> **WHAT THE TASK ASKS**
Lift every line from the entries that includes the word "this".

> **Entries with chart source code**
>>>>

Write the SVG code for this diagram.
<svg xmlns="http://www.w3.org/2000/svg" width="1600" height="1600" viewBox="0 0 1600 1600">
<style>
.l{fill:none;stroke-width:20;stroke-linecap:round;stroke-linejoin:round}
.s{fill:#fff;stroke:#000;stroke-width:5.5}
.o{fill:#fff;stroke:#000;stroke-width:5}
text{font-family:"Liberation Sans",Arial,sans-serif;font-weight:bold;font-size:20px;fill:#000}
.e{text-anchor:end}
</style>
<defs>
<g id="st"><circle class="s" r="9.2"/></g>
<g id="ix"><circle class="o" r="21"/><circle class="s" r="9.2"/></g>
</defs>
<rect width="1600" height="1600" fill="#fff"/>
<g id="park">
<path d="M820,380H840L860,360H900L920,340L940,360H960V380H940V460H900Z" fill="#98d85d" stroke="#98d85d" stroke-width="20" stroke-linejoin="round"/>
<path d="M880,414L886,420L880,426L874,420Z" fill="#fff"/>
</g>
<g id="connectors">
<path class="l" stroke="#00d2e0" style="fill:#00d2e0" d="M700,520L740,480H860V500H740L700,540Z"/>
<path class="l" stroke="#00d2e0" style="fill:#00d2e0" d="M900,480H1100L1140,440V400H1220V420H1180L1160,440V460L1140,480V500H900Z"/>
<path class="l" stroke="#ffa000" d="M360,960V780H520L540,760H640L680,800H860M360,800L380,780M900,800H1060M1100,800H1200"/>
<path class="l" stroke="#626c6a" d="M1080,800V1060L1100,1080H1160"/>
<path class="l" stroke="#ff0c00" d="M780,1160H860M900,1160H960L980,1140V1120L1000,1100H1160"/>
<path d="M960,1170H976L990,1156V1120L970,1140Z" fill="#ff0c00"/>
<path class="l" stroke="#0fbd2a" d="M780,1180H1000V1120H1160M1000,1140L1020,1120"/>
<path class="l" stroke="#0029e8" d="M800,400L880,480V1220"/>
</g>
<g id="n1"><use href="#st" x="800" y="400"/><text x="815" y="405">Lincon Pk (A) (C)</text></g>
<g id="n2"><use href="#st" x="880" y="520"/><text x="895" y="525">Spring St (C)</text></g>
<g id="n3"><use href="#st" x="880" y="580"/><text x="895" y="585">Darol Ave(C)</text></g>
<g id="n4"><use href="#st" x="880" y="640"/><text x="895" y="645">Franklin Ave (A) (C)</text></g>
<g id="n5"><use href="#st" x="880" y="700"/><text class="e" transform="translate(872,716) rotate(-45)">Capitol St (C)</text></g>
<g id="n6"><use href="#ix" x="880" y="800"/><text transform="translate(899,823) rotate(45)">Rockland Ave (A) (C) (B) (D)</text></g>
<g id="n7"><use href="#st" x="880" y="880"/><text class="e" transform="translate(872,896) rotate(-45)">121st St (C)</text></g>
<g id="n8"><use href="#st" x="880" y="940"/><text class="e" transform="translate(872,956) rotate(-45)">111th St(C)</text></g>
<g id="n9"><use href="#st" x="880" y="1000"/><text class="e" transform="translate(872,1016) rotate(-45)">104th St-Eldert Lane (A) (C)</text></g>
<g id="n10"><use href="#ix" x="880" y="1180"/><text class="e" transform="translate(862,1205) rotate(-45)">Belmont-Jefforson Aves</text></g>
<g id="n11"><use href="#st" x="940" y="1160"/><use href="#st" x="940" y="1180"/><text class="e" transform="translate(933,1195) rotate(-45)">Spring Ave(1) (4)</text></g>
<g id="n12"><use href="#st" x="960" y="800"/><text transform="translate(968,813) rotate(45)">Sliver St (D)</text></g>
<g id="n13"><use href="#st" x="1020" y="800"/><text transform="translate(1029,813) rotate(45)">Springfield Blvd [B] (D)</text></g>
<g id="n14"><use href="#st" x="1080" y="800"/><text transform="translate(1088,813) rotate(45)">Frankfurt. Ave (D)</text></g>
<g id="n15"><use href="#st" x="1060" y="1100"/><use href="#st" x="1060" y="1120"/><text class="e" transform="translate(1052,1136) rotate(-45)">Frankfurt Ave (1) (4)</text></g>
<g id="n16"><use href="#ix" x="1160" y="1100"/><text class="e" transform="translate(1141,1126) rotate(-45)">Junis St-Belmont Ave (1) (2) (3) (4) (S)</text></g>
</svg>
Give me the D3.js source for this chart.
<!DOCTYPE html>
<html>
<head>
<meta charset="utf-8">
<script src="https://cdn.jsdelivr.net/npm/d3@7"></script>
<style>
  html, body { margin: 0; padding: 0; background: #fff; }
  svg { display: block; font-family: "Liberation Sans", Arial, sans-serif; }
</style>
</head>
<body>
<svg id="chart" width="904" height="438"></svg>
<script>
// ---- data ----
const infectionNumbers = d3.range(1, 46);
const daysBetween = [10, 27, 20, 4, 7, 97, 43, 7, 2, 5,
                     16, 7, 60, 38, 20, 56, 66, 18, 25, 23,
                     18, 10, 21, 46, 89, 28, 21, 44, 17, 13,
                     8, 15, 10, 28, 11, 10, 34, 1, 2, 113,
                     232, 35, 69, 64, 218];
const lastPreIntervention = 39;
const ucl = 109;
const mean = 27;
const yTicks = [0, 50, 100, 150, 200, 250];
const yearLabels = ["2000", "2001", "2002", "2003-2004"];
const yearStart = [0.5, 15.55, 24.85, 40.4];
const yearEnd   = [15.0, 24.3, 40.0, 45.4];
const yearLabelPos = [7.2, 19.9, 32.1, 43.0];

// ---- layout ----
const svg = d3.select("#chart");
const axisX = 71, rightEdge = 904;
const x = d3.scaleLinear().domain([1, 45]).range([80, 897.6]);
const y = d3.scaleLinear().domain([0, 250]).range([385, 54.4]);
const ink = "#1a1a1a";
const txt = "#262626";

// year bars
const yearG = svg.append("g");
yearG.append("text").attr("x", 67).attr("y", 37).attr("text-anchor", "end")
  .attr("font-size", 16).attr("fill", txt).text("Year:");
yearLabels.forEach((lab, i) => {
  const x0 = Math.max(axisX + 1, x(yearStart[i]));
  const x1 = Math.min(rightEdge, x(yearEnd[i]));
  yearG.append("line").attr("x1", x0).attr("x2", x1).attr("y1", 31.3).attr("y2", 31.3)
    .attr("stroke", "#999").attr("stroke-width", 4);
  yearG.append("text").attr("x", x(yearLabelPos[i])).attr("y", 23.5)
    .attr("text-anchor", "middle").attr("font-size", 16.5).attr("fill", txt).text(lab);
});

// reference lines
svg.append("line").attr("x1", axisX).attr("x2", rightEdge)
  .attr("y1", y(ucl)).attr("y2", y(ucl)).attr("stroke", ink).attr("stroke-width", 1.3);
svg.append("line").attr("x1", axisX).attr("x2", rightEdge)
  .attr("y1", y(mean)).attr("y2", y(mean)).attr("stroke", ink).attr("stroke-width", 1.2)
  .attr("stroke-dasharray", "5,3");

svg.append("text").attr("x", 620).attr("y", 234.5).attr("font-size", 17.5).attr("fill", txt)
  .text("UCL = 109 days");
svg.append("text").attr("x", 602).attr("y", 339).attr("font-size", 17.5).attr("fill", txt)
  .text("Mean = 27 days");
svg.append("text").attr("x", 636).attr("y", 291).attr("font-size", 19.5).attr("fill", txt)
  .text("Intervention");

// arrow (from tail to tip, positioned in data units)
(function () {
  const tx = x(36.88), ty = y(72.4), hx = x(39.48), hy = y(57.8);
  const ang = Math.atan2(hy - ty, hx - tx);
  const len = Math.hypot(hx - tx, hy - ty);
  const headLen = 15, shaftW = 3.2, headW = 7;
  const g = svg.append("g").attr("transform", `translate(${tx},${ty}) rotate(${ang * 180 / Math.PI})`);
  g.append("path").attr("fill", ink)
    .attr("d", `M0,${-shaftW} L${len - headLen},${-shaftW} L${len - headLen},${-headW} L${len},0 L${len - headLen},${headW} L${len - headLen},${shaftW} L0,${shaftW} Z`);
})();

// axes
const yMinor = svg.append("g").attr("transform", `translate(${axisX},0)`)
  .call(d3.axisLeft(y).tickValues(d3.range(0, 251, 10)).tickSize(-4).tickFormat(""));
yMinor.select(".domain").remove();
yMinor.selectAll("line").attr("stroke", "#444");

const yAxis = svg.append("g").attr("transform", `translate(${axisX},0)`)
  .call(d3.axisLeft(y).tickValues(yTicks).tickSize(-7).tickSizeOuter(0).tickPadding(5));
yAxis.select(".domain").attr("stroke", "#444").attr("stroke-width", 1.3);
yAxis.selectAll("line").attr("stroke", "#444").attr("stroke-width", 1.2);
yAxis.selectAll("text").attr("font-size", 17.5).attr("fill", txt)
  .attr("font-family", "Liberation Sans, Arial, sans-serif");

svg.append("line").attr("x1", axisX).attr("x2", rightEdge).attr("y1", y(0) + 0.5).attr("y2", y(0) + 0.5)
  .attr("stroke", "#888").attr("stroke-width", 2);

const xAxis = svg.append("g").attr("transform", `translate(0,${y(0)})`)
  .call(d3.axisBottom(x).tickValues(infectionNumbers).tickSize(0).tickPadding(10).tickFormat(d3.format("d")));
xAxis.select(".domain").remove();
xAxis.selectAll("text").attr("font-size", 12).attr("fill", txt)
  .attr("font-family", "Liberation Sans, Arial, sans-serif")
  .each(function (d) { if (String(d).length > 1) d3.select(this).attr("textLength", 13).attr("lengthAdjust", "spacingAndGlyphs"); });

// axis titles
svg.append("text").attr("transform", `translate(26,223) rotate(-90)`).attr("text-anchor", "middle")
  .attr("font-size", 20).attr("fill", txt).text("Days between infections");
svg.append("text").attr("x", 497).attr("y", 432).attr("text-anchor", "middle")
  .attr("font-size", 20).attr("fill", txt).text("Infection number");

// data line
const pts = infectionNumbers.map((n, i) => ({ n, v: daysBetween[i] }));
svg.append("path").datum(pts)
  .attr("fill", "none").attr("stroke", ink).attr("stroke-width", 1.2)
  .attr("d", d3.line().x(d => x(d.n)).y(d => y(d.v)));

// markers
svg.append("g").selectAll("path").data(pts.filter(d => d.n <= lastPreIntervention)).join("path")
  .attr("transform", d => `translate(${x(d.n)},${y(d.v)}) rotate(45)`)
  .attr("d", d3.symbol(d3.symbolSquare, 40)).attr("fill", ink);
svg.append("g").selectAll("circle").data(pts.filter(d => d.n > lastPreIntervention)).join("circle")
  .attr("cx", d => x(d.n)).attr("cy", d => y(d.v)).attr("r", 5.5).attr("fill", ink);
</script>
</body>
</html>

<<<<

> **FULL RESPONSE**
Write the SVG code for this diagram.
Give me the D3.js source for this chart.
  .each(function (d) { if (String(d).length > 1) d3.select(this).attr("textLength", 13).attr("lengthAdjust", "spacingAndGlyphs"); });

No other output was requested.